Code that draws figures
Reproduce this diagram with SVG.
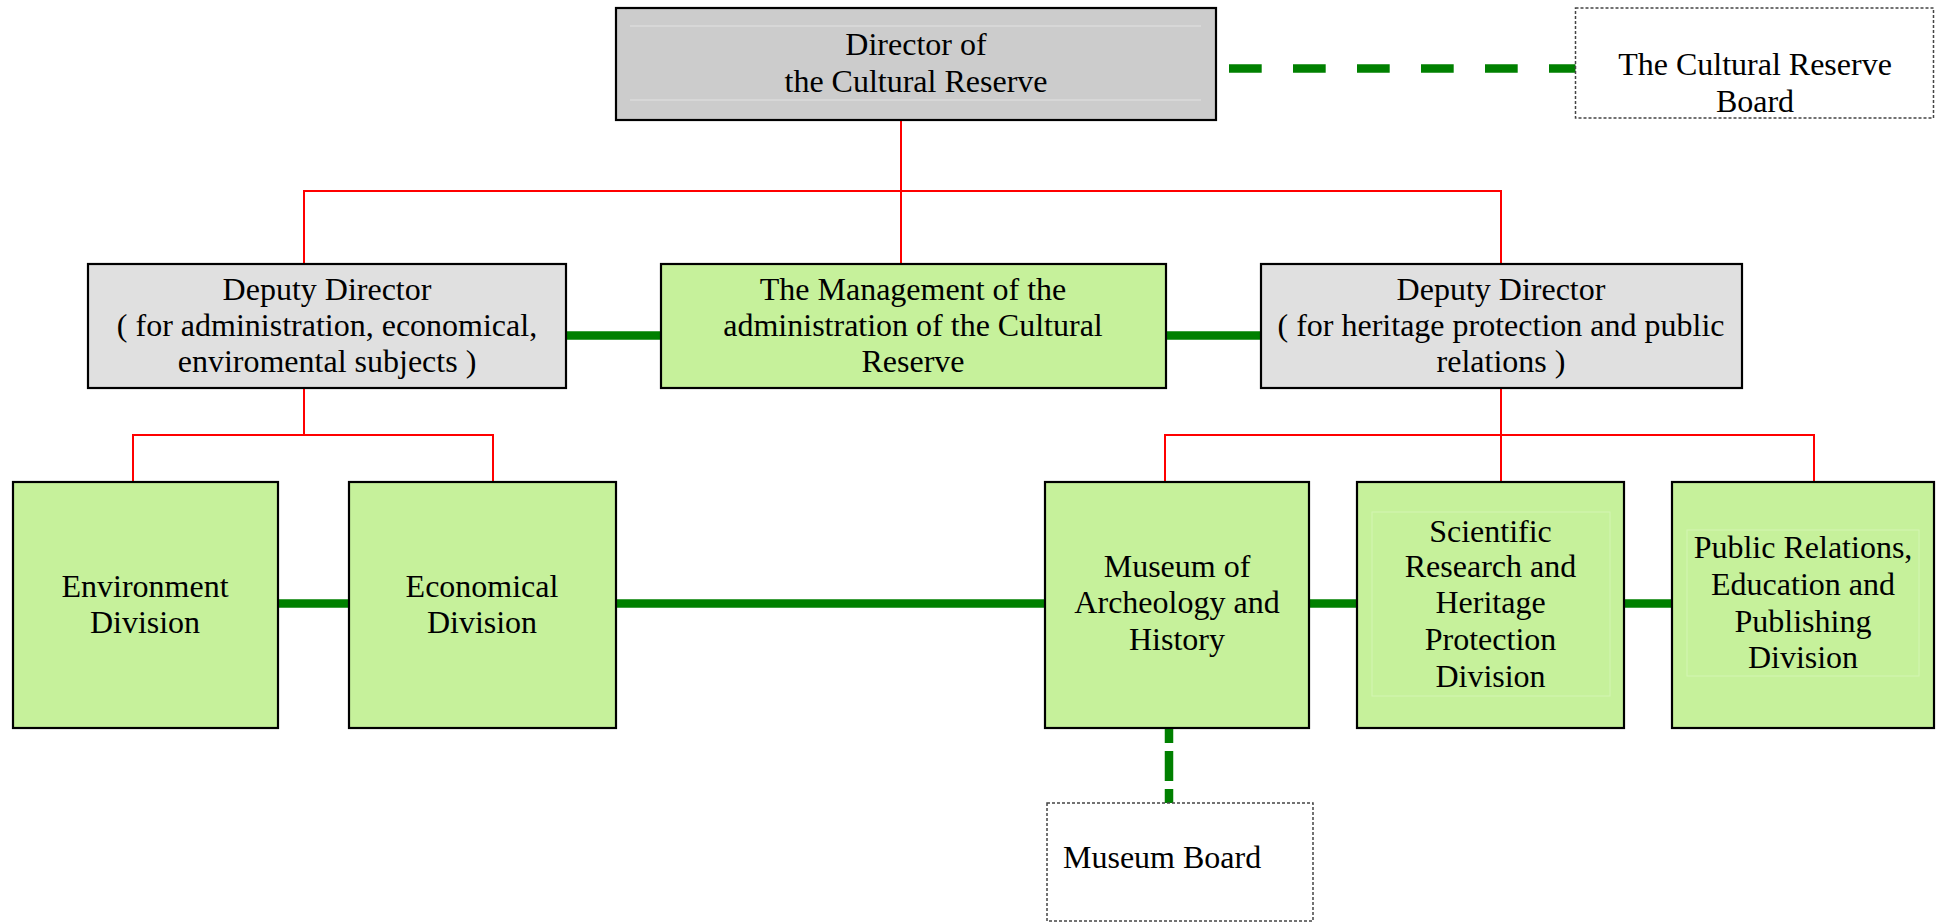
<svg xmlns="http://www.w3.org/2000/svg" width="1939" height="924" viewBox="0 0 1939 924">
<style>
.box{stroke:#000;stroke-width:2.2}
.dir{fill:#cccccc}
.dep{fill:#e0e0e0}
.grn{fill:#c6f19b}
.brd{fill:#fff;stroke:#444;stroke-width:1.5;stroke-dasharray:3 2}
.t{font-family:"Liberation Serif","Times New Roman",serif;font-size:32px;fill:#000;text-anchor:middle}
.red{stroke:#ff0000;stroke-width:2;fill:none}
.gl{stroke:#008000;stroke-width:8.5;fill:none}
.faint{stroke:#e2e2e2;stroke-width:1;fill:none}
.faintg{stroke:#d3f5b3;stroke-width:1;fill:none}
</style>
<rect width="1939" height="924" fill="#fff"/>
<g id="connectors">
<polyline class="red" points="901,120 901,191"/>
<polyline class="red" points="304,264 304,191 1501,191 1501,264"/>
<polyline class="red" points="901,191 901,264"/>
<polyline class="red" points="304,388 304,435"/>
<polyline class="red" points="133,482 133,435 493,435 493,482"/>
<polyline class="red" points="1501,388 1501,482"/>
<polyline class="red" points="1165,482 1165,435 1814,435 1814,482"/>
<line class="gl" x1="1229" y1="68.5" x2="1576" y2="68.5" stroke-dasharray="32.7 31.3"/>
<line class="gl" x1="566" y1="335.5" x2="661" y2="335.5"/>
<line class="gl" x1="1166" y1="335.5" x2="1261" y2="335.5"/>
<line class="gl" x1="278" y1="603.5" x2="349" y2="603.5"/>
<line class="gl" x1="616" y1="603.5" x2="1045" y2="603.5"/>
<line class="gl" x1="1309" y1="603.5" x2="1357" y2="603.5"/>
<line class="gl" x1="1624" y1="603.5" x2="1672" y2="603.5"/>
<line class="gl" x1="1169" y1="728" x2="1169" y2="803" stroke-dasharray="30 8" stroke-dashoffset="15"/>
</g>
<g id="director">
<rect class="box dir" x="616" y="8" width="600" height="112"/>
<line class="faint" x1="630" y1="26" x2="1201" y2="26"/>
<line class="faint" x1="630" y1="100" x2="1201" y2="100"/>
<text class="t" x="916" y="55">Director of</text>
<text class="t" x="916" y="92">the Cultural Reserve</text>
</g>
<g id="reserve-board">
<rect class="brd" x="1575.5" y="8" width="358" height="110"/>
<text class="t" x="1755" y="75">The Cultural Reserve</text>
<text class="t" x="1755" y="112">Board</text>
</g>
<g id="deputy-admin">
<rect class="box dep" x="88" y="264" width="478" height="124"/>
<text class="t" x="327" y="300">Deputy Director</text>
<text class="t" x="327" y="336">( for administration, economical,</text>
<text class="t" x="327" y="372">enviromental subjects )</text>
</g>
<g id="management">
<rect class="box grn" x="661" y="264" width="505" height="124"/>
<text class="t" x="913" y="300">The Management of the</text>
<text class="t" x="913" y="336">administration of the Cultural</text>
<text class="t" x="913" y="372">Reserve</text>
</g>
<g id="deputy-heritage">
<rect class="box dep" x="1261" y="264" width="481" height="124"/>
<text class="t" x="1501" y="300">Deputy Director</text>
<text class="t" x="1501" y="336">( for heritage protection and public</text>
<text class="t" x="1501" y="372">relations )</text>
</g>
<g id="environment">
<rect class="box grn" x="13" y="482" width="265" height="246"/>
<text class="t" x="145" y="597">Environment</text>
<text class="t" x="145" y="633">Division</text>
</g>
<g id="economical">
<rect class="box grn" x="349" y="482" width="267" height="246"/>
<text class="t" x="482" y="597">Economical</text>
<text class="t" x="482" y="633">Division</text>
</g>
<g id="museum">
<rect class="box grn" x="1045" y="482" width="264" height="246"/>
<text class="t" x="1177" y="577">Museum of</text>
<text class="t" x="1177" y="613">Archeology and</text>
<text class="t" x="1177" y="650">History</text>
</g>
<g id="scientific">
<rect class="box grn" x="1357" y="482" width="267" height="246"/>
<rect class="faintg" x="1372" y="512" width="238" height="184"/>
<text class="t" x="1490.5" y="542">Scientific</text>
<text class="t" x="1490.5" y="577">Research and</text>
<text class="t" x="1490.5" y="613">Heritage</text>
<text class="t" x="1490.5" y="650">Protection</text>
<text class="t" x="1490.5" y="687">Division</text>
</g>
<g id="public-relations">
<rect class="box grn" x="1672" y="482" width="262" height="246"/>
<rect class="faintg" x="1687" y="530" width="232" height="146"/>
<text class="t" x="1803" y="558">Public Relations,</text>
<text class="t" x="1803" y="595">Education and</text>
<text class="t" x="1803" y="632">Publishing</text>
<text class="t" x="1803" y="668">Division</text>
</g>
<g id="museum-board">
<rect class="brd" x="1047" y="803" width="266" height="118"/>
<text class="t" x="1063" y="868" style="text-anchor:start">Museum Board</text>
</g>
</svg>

...

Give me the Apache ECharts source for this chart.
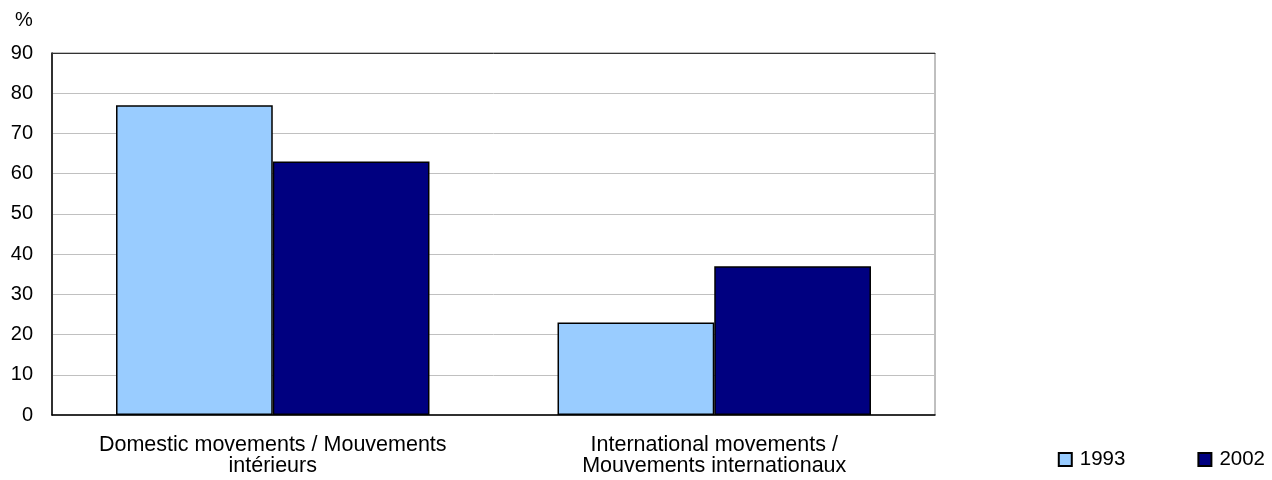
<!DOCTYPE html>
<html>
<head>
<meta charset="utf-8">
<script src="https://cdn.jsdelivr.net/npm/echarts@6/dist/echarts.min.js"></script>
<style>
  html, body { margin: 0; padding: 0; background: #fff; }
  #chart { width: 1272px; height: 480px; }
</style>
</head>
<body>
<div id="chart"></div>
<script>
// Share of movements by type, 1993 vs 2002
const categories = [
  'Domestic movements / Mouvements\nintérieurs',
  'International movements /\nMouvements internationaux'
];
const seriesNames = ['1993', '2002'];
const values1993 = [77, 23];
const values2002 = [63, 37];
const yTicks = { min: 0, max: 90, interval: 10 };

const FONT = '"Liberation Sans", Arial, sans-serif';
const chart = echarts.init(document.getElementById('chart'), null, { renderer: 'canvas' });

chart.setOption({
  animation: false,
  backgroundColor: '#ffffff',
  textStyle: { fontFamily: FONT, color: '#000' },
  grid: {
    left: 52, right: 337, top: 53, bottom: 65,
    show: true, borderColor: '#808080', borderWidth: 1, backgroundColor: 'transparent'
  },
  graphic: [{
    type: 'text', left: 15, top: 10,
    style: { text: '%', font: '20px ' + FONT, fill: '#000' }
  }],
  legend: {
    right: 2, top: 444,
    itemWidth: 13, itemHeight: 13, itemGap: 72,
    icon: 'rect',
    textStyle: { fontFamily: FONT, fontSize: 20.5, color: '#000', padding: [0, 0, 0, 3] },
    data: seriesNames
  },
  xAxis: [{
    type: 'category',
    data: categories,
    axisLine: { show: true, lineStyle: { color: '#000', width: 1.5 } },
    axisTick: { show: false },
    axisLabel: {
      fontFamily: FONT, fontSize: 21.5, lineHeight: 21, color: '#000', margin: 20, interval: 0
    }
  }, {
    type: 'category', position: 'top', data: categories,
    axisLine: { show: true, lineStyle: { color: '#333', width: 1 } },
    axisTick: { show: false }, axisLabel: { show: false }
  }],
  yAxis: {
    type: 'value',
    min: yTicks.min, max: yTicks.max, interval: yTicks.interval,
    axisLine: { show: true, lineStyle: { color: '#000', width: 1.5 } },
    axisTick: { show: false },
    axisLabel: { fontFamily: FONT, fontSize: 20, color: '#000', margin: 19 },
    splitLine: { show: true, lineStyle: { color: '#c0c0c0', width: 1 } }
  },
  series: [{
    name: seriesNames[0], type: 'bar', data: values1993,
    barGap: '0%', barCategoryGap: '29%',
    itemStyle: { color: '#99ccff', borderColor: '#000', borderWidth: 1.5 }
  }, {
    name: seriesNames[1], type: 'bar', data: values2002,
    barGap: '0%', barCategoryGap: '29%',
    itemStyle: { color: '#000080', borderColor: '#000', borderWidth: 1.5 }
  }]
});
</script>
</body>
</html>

What you are asked to do -
Identify each line in the records above containing the word "this"; copy those lines.

Final result -
Reproduce this diagram with SVG.
Give me the Apache ECharts source for this chart.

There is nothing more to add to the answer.